Los alrededores se impregnaron de olor a pólvora, los aldeanos habían corrido despavoridos a esconderse en sus casas, no asomando ni las narices, pues es sabido que una bala perdida podía llevar inscrito su nombre. El cielo se había encapotado amenazando con dejar caer el agua que traían unas oscuras nubes panzonas que se daban cuenta de lo que estaba pasando allá abajo. Las aguas tenían la mala costumbre de bajar en torrentes inundando las calles del pueblo. Había que apresurarse. El Pípila tomando una antorcha se acercó a la entrada arrimando el fuego a la madera que, para la mala suerte de los ahí refugiados, empezó a arder permitiendo a las tropas de los insurgentes entrar a poco, en medio de los alaridos de uno y otro bando, los realistas acuartelados en el lugar por ver que las fuerzas del exterior entraban destruyendo lo que encontraban a su paso, los insurgentes por darse cuenta de que habían ganado la batalla.
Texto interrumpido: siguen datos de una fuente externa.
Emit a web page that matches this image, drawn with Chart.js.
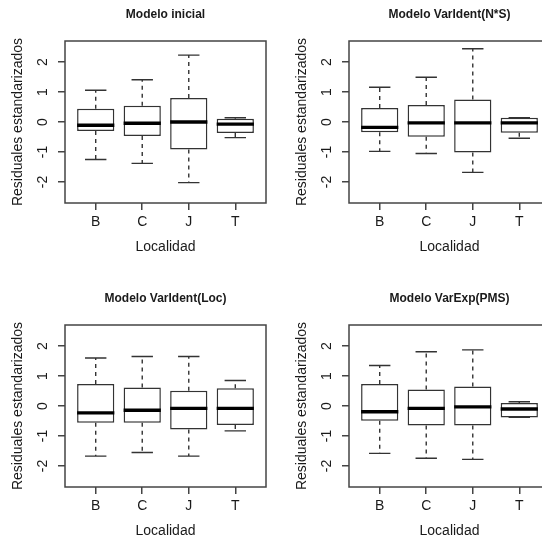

Previamente se les había hecho un llamado a las tropas ahí parapetadas a cuyo cargo estaba el militar Juan Antonio Riaño que era el intendente del centro minero. Era se dice, compadre del Pípila que entonces no sabían cómo la caprichosa historia los iba a mover como fantoches en que uno de los dos moriría a consecuencia de la furia enceguecida de las masas insurgentes. Los residentes fueron masacrados por las fuerzas que comandaba Hidalgo que al pasar de los días fue fusilado en el patio del palacio de gobierno de la ciudad de Chihuahua, negándose a que le cubrieran los ojos no dejando que lo pusieran de espaldas. Pidió a los encargados del pelotón que lo pasaría por las armas que su cabeza no le fuera mutilada, lo que ignoraron sus verdugos siendo decapitado poco después colocándose su testa en una jaula que fue colgada, para escarmiento de los alzados, en una de las esquinas del edificio de la Alhóndiga. En las restantes quedaron suspendiendo de una cuerda las cabezas de los independentistas Juan Aldama, Ignacio Allende y Mariano Jiménez.

Hemos querido narrar un episodio de la guerra independentista tomando como centro a uno de los héroes, el llamado Pípila, que junto con miles de mexicanos anónimos dieron su vida en crear una nación. En la parte superior de un otero domina la estatua que rememora la gesta heroica del minero oriundo de Valenciana, que trabajaba de barretero en la mina de Mellado, de donde saltaría a las páginas de la historia con su losa a la espalda y empuñando una antorcha. Al parecer sabía leer y escribir, no se ofreció de voluntario sino que por propia iniciativa, en el fragor de la batalla, sin medir el peligro, no obstante la losa que la utilizaba a manera de coraza, podía ser herido de muerte por las balas, se lanzó al vacío en las alas de la gloria con ese sentimiento de los verdaderos paladines de dar si fuera necesario la vida por lograr el sueño de libertad de todo un pueblo. Es la lucha callada de los hombres comunes que se convierten en titanes cuando se necesita. En fin, el Pípila protagonizó en la lucha por la independencia de nuestro país, al mexicano que le llena el orgullo de ser uno más sin fanfarrias ni medallas, sin otro premio que el de haber servido a sus ideales.